Friday, 27 February 2009

Minor Leagues

Continuation of my "very quick" introduction to Japanese baseball. It's not looking quite so very quick after all.

In addition to the two major leagues there are two minor leagues and two independent leagues. The minor leagues are the Western and the Eastern Leagues, and feature the "farm teams" of the major league teams. The farm teams are kind of semi-professional teams, with players who aren't quite up to scratch yet, or injured professional players, and they are each linked with a major league team with whom they share their name. With me so far? So players from the Chunichi Dragons farm team can "graduate" into the professional team, for instance. Or they can take out a contract in American baseball, as sometimes happens.

The teams in Eastern and Western Leagues don't conform directly to the Central and Pacific Leagues. So the Chunichi Dragons and the Softbank Hawks wouldn't be playing each other in the big leagues, but they are in the small leagues. Unless the professional iterations of the teams win their respective leagues and play off for the Japan Series. Do you see?

Actually, screw it, just read this. It explains it all.
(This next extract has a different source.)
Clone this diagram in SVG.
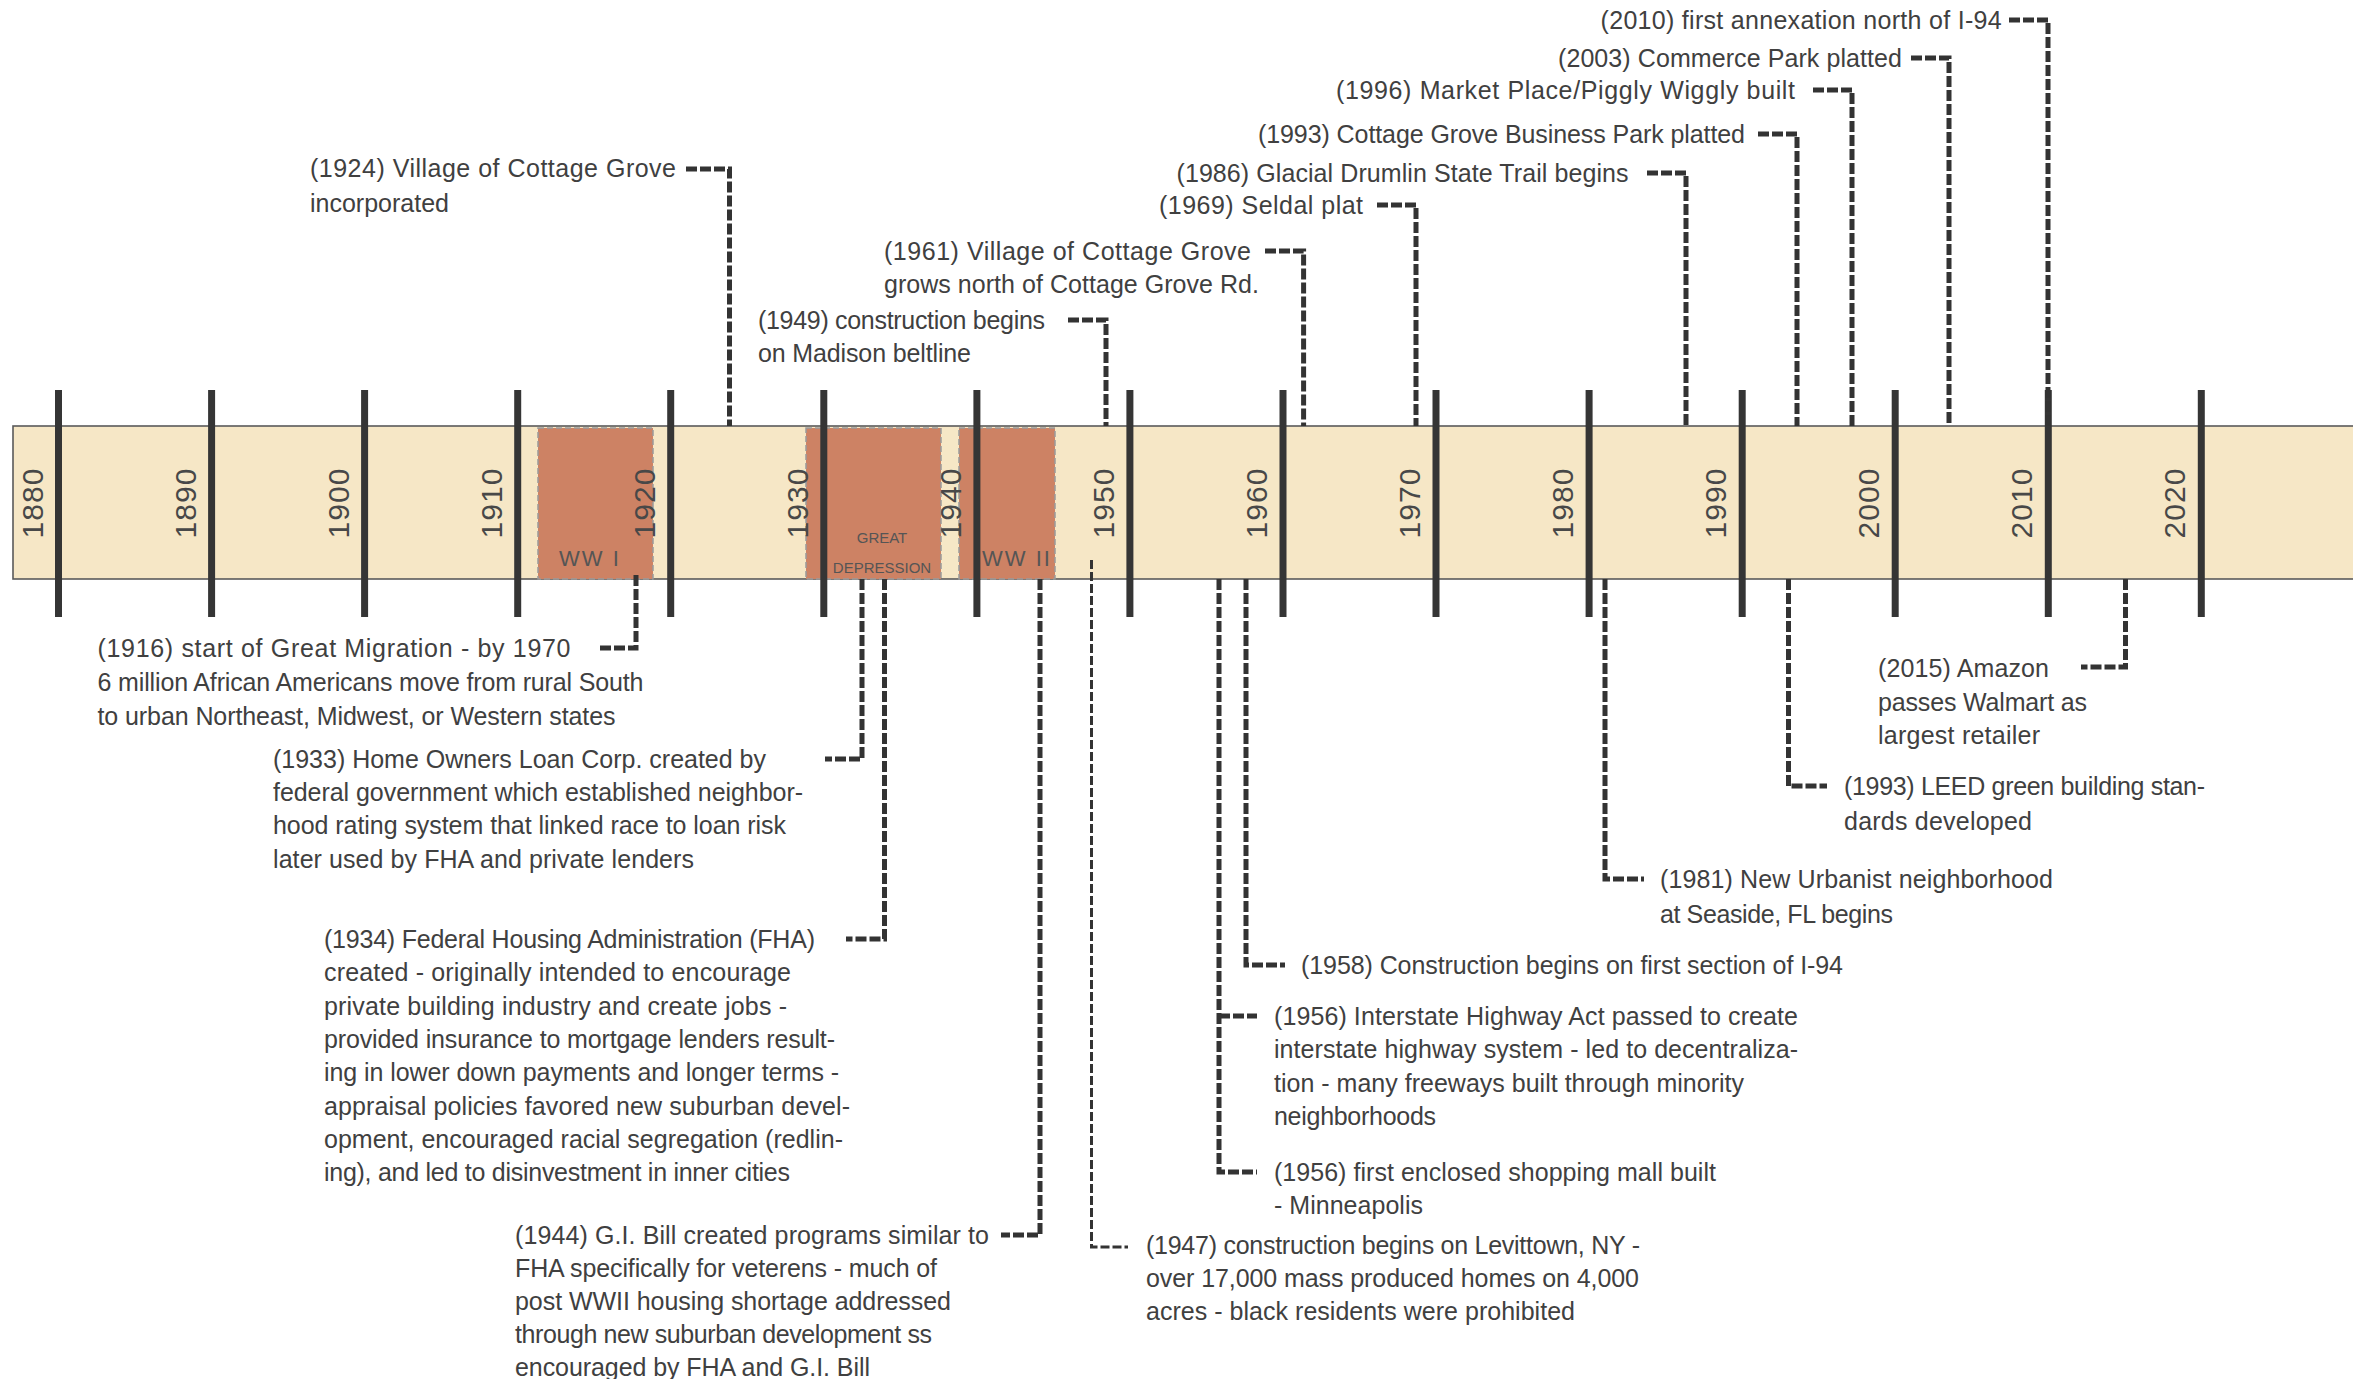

Now, the independent leagues. There's the Shikoku-Kyushu Island League - that happens on the Shikoku and Kyushu Islands, predictably - and the Kansai Independent League. These leagues aren't affiliated with any others. They are independent. The teams also are not owned by any corporations. They are independent. This much at least is pretty simple.

The six teams in the Shikoku-Kyushu Island League are:

Nagasaki Saints (Nagasaki)
Kochi Fighting Dogs (Kochi)
Tokushima Indigo Socks (Naruto)
Ehime Mandarin Pirates (Matsuyama)
Kagawa Olive Guyners (Takamatsu)
Fukuoka Red Warblers (Fukuoka)

Now the first thing you'll notice about this league is that the names are all freaking awesome. The Shikoku-Kyushu Island League was founded in 2005, so I guess they had to be more creative with the names to avoid repetitions. It sounds like a really cool league to follow, but I have no idea how to follow it in England. Good luck to the rest of you.

The Kansai Independent League's teams are:

Akashi Red Soldiers
Kishu Rangers
Osaka Gold Villicanes
Kobe 9 Cruise

Only four teams because the league was founded only last year, and this will be the first year they've run. Next year two more teams will be added. Kobe 9 Cruise, apart from it's killer name, is famous for having signed up the first woman in professional Japanese baseball - Yoshida Eri. She can pitch at 101 kilometres per hour, and is only 16 years old - she's currently still a student at Kawasaki-kita Senior High School and will be taking time out to pitch for the team.

Should be an awesome year. Now if only there were some way to watch these games on the internet...


evan d from sd who works @ H-D said...

good blarticle. Its been fun for me, learning about Japanese Baseball. I saw team Japan play twice in san diego vs korea and cuba. go nakajima, (he's my new favorite short stop) For the record, if blarticle catches on i coined it here for the first time.